:: EXERCISE TASK ::
Write out the listing below exactly, and omit any images you find in it.

==== PROVIDED MATERIAL

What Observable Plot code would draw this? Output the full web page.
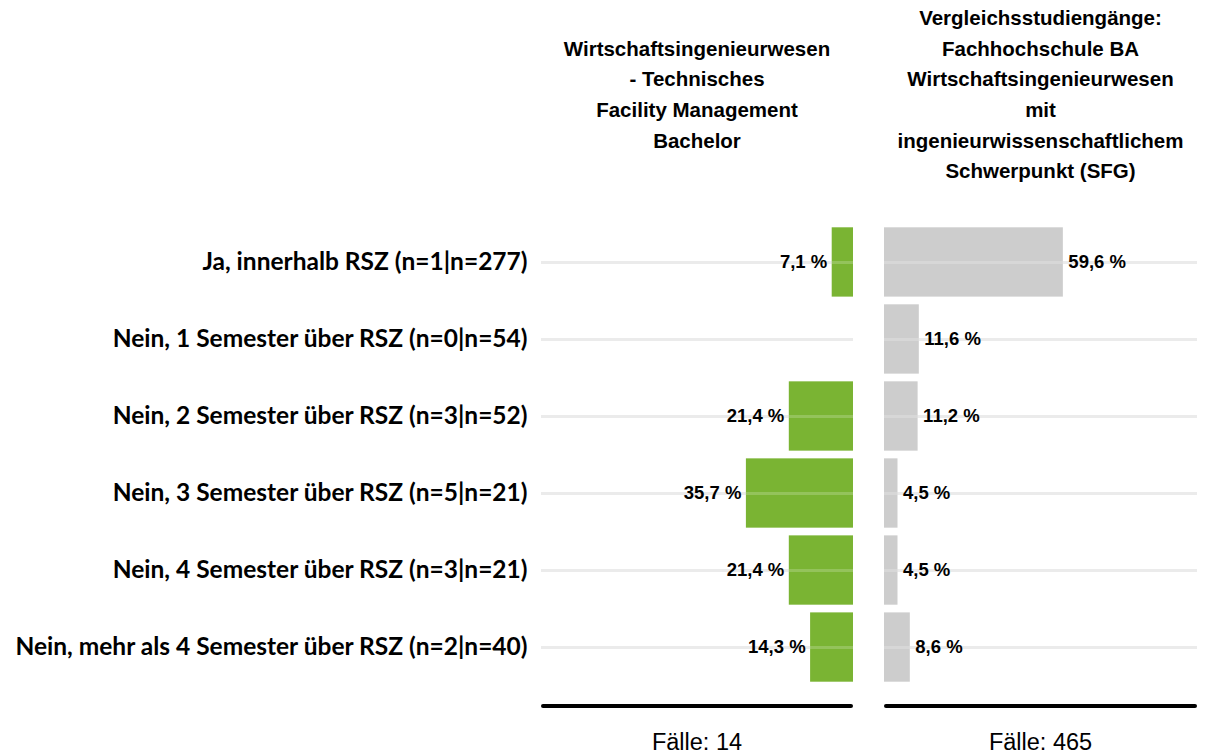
<!DOCTYPE html>
<html>
<head>
<meta charset="utf-8">
<script src="https://cdn.jsdelivr.net/npm/d3@7"></script>
<script src="https://cdn.jsdelivr.net/npm/@observablehq/plot@0.6"></script>
<style>
  html, body { margin: 0; padding: 0; background: #fff; }
  #chart { position: relative; width: 1205px; height: 755px; overflow: hidden; }
  #chart > svg { position: absolute; top: 0; }
  .head { position: absolute; text-align: center; font-family: "Liberation Sans", Arial, sans-serif;
          font-weight: bold; font-size: 20.5px; line-height: 30.6px; color: #000; white-space: nowrap; }
  .cases { position: absolute; text-align: center; font-family: "Liberation Sans", Arial, sans-serif;
           font-size: 23.5px; line-height: 30px; color: #000; }
  .base { position: absolute; height: 4px; background: #000; border-radius: 2px; }
</style>
</head>
<body>
<div id="chart"></div>
<script>
const categories = [
  "Ja, innerhalb RSZ (n=1|n=277)",
  "Nein, 1 Semester über RSZ (n=0|n=54)",
  "Nein, 2 Semester über RSZ (n=3|n=52)",
  "Nein, 3 Semester über RSZ (n=5|n=21)",
  "Nein, 4 Semester über RSZ (n=3|n=21)",
  "Nein, mehr als 4 Semester über RSZ (n=2|n=40)"
];
const leftValues = [7.1, 0, 21.4, 35.7, 21.4, 14.3];
const rightValues = [59.6, 11.6, 11.2, 4.5, 4.5, 8.6];
const panelTitles = [
  ["Wirtschaftsingenieurwesen", "- Technisches", "Facility Management", "Bachelor"],
  ["Vergleichsstudiengänge:", "Fachhochschule BA", "Wirtschaftsingenieurwesen", "mit", "ingenieurwissenschaftlichem", "Schwerpunkt (SFG)"]
];
const caseCounts = [14, 465];

const fmt = v => v.toFixed(1).replace(".", ",") + " %";
const leftData = categories.map((c, i) => ({cat: c, v: leftValues[i]}));
const rightData = categories.map((c, i) => ({cat: c, v: rightValues[i]}));

const H = 755, MT = 219.6, MB = 65.6;
const yOpts = {domain: categories, padding: 0.1, round: false, axis: null};
const baseStyle = {fontFamily: "'Liberation Sans', Arial, sans-serif", background: "transparent", overflow: "visible"};

const left = Plot.plot({
  width: 860, height: H,
  marginLeft: 541, marginRight: 7, marginTop: MT, marginBottom: MB,
  style: baseStyle,
  x: {domain: [0, 104], reverse: true, axis: null},
  y: yOpts,
  marks: [
    Plot.ruleY(categories, {stroke: "#e6e6e6", strokeWidth: 3}),
    Plot.barX(leftData.filter(d => d.v > 0), {x: "v", y: "cat", fill: "#7ab433"}),
    Plot.ruleY(categories, {stroke: "#ffffff", strokeOpacity: 0.2, strokeWidth: 3}),
    Plot.text(leftData.filter(d => d.v > 0), {x: "v", y: "cat", text: d => fmt(d.v),
      textAnchor: "end", dx: -5, fontSize: 18.5, fontWeight: "bold", fill: "#000"}),
    Plot.axisY({tickSize: 0, tickPadding: 14, fontSize: 24.5, fontWeight: "bold", label: null,
      fontFamily: "Lato, 'Open Sans', sans-serif", fill: "#000"})
  ]
});

const right = Plot.plot({
  width: 328, height: H,
  marginLeft: 7, marginRight: 8, marginTop: MT, marginBottom: MB,
  style: baseStyle,
  x: {domain: [0, 104.3], axis: null},
  y: yOpts,
  marks: [
    Plot.ruleY(categories, {stroke: "#e6e6e6", strokeWidth: 3}),
    Plot.barX(rightData, {x: "v", y: "cat", fill: "#cdcdcd"}),
    Plot.ruleY(categories, {stroke: "#ffffff", strokeOpacity: 0.2, strokeWidth: 3}),
    Plot.text(rightData, {x: "v", y: "cat", text: d => fmt(d.v),
      textAnchor: "start", dx: 5, fontSize: 18.5, fontWeight: "bold", fill: "#000"})
  ]
});
right.style.left = "877px";
left.style.left = "0px";

const chart = document.getElementById("chart");
chart.appendChild(left);
chart.appendChild(right);

const panels = [{x0: 541, x1: 853}, {x0: 884, x1: 1197}];
panels.forEach((p, i) => {
  const lh = 30.6;
  const h = document.createElement("div");
  h.className = "head";
  h.style.left = (p.x0 - 40) + "px";
  h.style.width = (p.x1 - p.x0 + 80) + "px";
  h.style.top = (95 - panelTitles[i].length * lh / 2) + "px";
  h.innerHTML = panelTitles[i].join("<br>");
  chart.appendChild(h);

  const b = document.createElement("div");
  b.className = "base";
  b.style.left = p.x0 + "px";
  b.style.width = (p.x1 - p.x0) + "px";
  b.style.top = "704px";
  chart.appendChild(b);

  const c = document.createElement("div");
  c.className = "cases";
  c.style.left = p.x0 + "px";
  c.style.width = (p.x1 - p.x0) + "px";
  c.style.top = "727px";
  c.textContent = "Fälle: " + caseCounts[i];
  chart.appendChild(c);
});
</script>
</body>
</html>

========

:: ANSWER TO THE EXERCISE ::
What Observable Plot code would draw this? Output the full web page.
<!DOCTYPE html>
<html>
<head>
<meta charset="utf-8">
<script src="https://cdn.jsdelivr.net/npm/d3@7"></script>
<script src="https://cdn.jsdelivr.net/npm/@observablehq/plot@0.6"></script>
<style>
  html, body { margin: 0; padding: 0; background: #fff; }
  #chart { position: relative; width: 1205px; height: 755px; overflow: hidden; }
  #chart > svg { position: absolute; top: 0; }
  .head { position: absolute; text-align: center; font-family: "Liberation Sans", Arial, sans-serif;
          font-weight: bold; font-size: 20.5px; line-height: 30.6px; color: #000; white-space: nowrap; }
  .cases { position: absolute; text-align: center; font-family: "Liberation Sans", Arial, sans-serif;
           font-size: 23.5px; line-height: 30px; color: #000; }
  .base { position: absolute; height: 4px; background: #000; border-radius: 2px; }
</style>
</head>
<body>
<div id="chart"></div>
<script>
const categories = [
  "Ja, innerhalb RSZ (n=1|n=277)",
  "Nein, 1 Semester über RSZ (n=0|n=54)",
  "Nein, 2 Semester über RSZ (n=3|n=52)",
  "Nein, 3 Semester über RSZ (n=5|n=21)",
  "Nein, 4 Semester über RSZ (n=3|n=21)",
  "Nein, mehr als 4 Semester über RSZ (n=2|n=40)"
];
const leftValues = [7.1, 0, 21.4, 35.7, 21.4, 14.3];
const rightValues = [59.6, 11.6, 11.2, 4.5, 4.5, 8.6];
const panelTitles = [
  ["Wirtschaftsingenieurwesen", "- Technisches", "Facility Management", "Bachelor"],
  ["Vergleichsstudiengänge:", "Fachhochschule BA", "Wirtschaftsingenieurwesen", "mit", "ingenieurwissenschaftlichem", "Schwerpunkt (SFG)"]
];
const caseCounts = [14, 465];

const fmt = v => v.toFixed(1).replace(".", ",") + " %";
const leftData = categories.map((c, i) => ({cat: c, v: leftValues[i]}));
const rightData = categories.map((c, i) => ({cat: c, v: rightValues[i]}));

const H = 755, MT = 219.6, MB = 65.6;
const yOpts = {domain: categories, padding: 0.1, round: false, axis: null};
const baseStyle = {fontFamily: "'Liberation Sans', Arial, sans-serif", background: "transparent", overflow: "visible"};

const left = Plot.plot({
  width: 860, height: H,
  marginLeft: 541, marginRight: 7, marginTop: MT, marginBottom: MB,
  style: baseStyle,
  x: {domain: [0, 104], reverse: true, axis: null},
  y: yOpts,
  marks: [
    Plot.ruleY(categories, {stroke: "#e6e6e6", strokeWidth: 3}),
    Plot.barX(leftData.filter(d => d.v > 0), {x: "v", y: "cat", fill: "#7ab433"}),
    Plot.ruleY(categories, {stroke: "#ffffff", strokeOpacity: 0.2, strokeWidth: 3}),
    Plot.text(leftData.filter(d => d.v > 0), {x: "v", y: "cat", text: d => fmt(d.v),
      textAnchor: "end", dx: -5, fontSize: 18.5, fontWeight: "bold", fill: "#000"}),
    Plot.axisY({tickSize: 0, tickPadding: 14, fontSize: 24.5, fontWeight: "bold", label: null,
      fontFamily: "Lato, 'Open Sans', sans-serif", fill: "#000"})
  ]
});

const right = Plot.plot({
  width: 328, height: H,
  marginLeft: 7, marginRight: 8, marginTop: MT, marginBottom: MB,
  style: baseStyle,
  x: {domain: [0, 104.3], axis: null},
  y: yOpts,
  marks: [
    Plot.ruleY(categories, {stroke: "#e6e6e6", strokeWidth: 3}),
    Plot.barX(rightData, {x: "v", y: "cat", fill: "#cdcdcd"}),
    Plot.ruleY(categories, {stroke: "#ffffff", strokeOpacity: 0.2, strokeWidth: 3}),
    Plot.text(rightData, {x: "v", y: "cat", text: d => fmt(d.v),
      textAnchor: "start", dx: 5, fontSize: 18.5, fontWeight: "bold", fill: "#000"})
  ]
});
right.style.left = "877px";
left.style.left = "0px";

const chart = document.getElementById("chart");
chart.appendChild(left);
chart.appendChild(right);

const panels = [{x0: 541, x1: 853}, {x0: 884, x1: 1197}];
panels.forEach((p, i) => {
  const lh = 30.6;
  const h = document.createElement("div");
  h.className = "head";
  h.style.left = (p.x0 - 40) + "px";
  h.style.width = (p.x1 - p.x0 + 80) + "px";
  h.style.top = (95 - panelTitles[i].length * lh / 2) + "px";
  h.innerHTML = panelTitles[i].join("<br>");
  chart.appendChild(h);

  const b = document.createElement("div");
  b.className = "base";
  b.style.left = p.x0 + "px";
  b.style.width = (p.x1 - p.x0) + "px";
  b.style.top = "704px";
  chart.appendChild(b);

  const c = document.createElement("div");
  c.className = "cases";
  c.style.left = p.x0 + "px";
  c.style.width = (p.x1 - p.x0) + "px";
  c.style.top = "727px";
  c.textContent = "Fälle: " + caseCounts[i];
  chart.appendChild(c);
});
</script>
</body>
</html>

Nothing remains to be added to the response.